On top of that I don't think it's fair to say it's 10x faster when it btree was tested only on integer index primary key column. Benchmarks with that bold statements should include short string (1-16 chars maybe) and UUID indexes at least.

jschafer|1 year ago

I do not know if it is still the case, but the last time I looked into the source code SQLite did hash all strings to the exact same value.

So the bloom filter optimization does not work there.

It had to do with the different ways strings can be compared with collating functions, as strings may be equal even if they have different bytes: https://sqlite.org/forum/forumpost/0846211821

thaumasiotes|1 year ago

Why do you want a UUID index? Use an integer index and have the UUID in another column.

Scene_Cast2|1 year ago

It's also a problem in machine learning. Your data might be mangled due to a bug but the NN will still extract something useful out of it.
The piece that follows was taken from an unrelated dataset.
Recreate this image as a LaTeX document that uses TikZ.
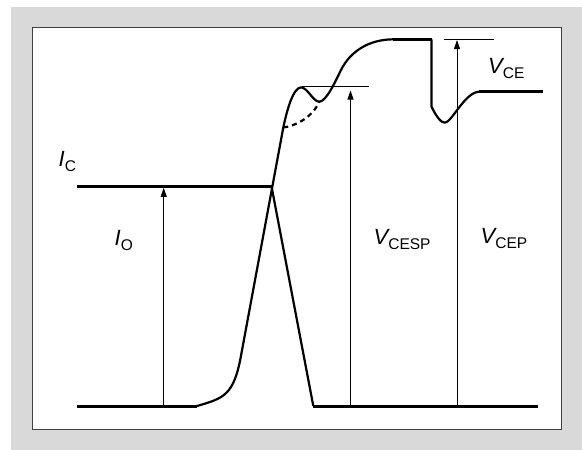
\documentclass[tikz,border=0pt]{standalone}
\usepackage{fontspec}
\setmainfont{Liberation Sans}
\usetikzlibrary{arrows.meta}

% Formelzeichen mit Index
\newcommand{\grsub}[2]{{\fontsize{22}{22}\selectfont\itshape #1}\raisebox{-5.5pt}{\fontsize{15.5}{15.5}\selectfont #2}}

\begin{document}
\begin{tikzpicture}[x=1pt,y=-1pt,
  dick/.style={line width=3pt},
  kurve/.style={line width=2.2pt, line join=round},
  duenn/.style={line width=0.9pt},
  pfeil/.style={line width=0.9pt, -{Triangle[length=9pt,width=6pt]}},
  beschr/.style={inner sep=0pt, anchor=base west}]

% Pegel
\def\ynull{406}
\def\yic{186.3}
\def\yspitze{39.3}

% ------------------- Hintergrund -------------------
\useasboundingbox (0,0) rectangle (582,450);
\fill[gray!30] (11,7) rectangle (582,450);
\draw[black!75, line width=0.8pt, fill=white] (32.5,27) rectangle (561.5,429);

% ------------------- Strom I_C -------------------
\coordinate (icl) at (77,\yic);
\coordinate (ick) at (271.5,\yic);
\coordinate (icu) at (313.3,\ynull);
\coordinate (icr) at (538,\ynull);

\draw[dick] (icl) -- (ick);
\draw[kurve] (ick) -- (icu);
\draw[dick] (icu) -- (icr);

% ------------------- Spannung V_CE -------------------
\coordinate (vl) at (77,\ynull);
\coordinate (va) at (197,\ynull);
\coordinate (vs) at (241.5,353);
\coordinate (vk) at (283.3,127.5);
\coordinate (vp) at (301,87.3);
\coordinate (vd) at (319.3,101.7);
\coordinate (vw) at (341,70);
\coordinate (vo) at (393.3,\yspitze);
\coordinate (vr) at (431.5,\yspitze);
\coordinate (vu) at (431.5,106.7);
\coordinate (vm) at (445,122.7);
\coordinate (ve) at (479.3,91.7);
\coordinate (vend) at (543.3,91.7);

\draw[dick] (vl) -- (va);
\draw[kurve] (va) .. controls (224,398) and (234,396) .. (vs) -- (vk)
  .. controls (287,110) and (293,88) .. (vp)
  .. controls (308,88) and (313,101.7) .. (vd)
  .. controls (326.5,101.5) and (335.6,80.7) .. (vw)
  .. controls (350,52) and (368,39.5) .. (vo);
\draw[dick] (vo) -- (vr);
\draw[kurve] (vr) -- (vu)
  .. controls (436,116) and (441,123) .. (vm)
  .. controls (452,122) and (465,92) .. (ve);
\draw[dick] (ve) -- (vend);

% gestrichelter Verlauf
\draw[kurve, dash pattern=on 5pt off 4pt] (vk) .. controls (295,126) and (312,118) .. (vd);

% ------------------- Bezugslinien und Pfeile -------------------
\coordinate (hl1) at (301.7,86.7);
\coordinate (hl2) at (369.3,86.7);
\coordinate (hr1) at (444,\yspitze);
\coordinate (hr2) at (493.5,\yspitze);
\draw[duenn] (hl1) -- (hl2);
\draw[duenn] (hr1) -- (hr2);

\coordinate (io0) at (163.7,\ynull);
\coordinate (io1) at (163.7,187.8);
\coordinate (vsp0) at (350.5,\ynull);
\coordinate (vsp1) at (350.5,90.5);
\coordinate (vep0) at (457,\ynull);
\coordinate (vep1) at (457,40);
\draw[pfeil] (io0) -- (io1);
\draw[pfeil] (vsp0) -- (vsp1);
\draw[pfeil] (vep0) -- (vep1);

% ------------------- Beschriftung -------------------
\node[beschr] (ic) at (58.5,166) {\grsub{I}{C}};
\node[beschr] (io) at (114.5,245) {\grsub{I}{O}};
\node[beschr] (vcesp) at (373.5,244.3) {\grsub{V}{CESP}};
\node[beschr] (vcep) at (480.5,243) {\grsub{V}{CEP}};
\node[beschr] (vce) at (488,73.3) {\grsub{V}{CE}};

\end{tikzpicture}
\end{document}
Or, on the flip side, if you make a change to the data and things do break (learning stops converging), you never really know if it's the architecture or the data that's the issue.

ramraj07|1 year ago

How much of a slowdown did you estimate this bug caused?

jschafer|1 year ago

SQLite only knows nested loop joins and the bloom filter can just tell us "no need to do a join, there is definitely no matching entry".

If it has a false positive all the time (the worst case) then the performance is the same as before the bloom filter optimization was implemented (besides the small bloom filter overhead).

As the bloom filter size in SQLite directly depends on the table size I estimated a false positive rate of 63.2% due to this bug, while it could have been just 11.75%.

metadat|1 year ago

It actually would have performed faster, but the false positive rate drastically increased.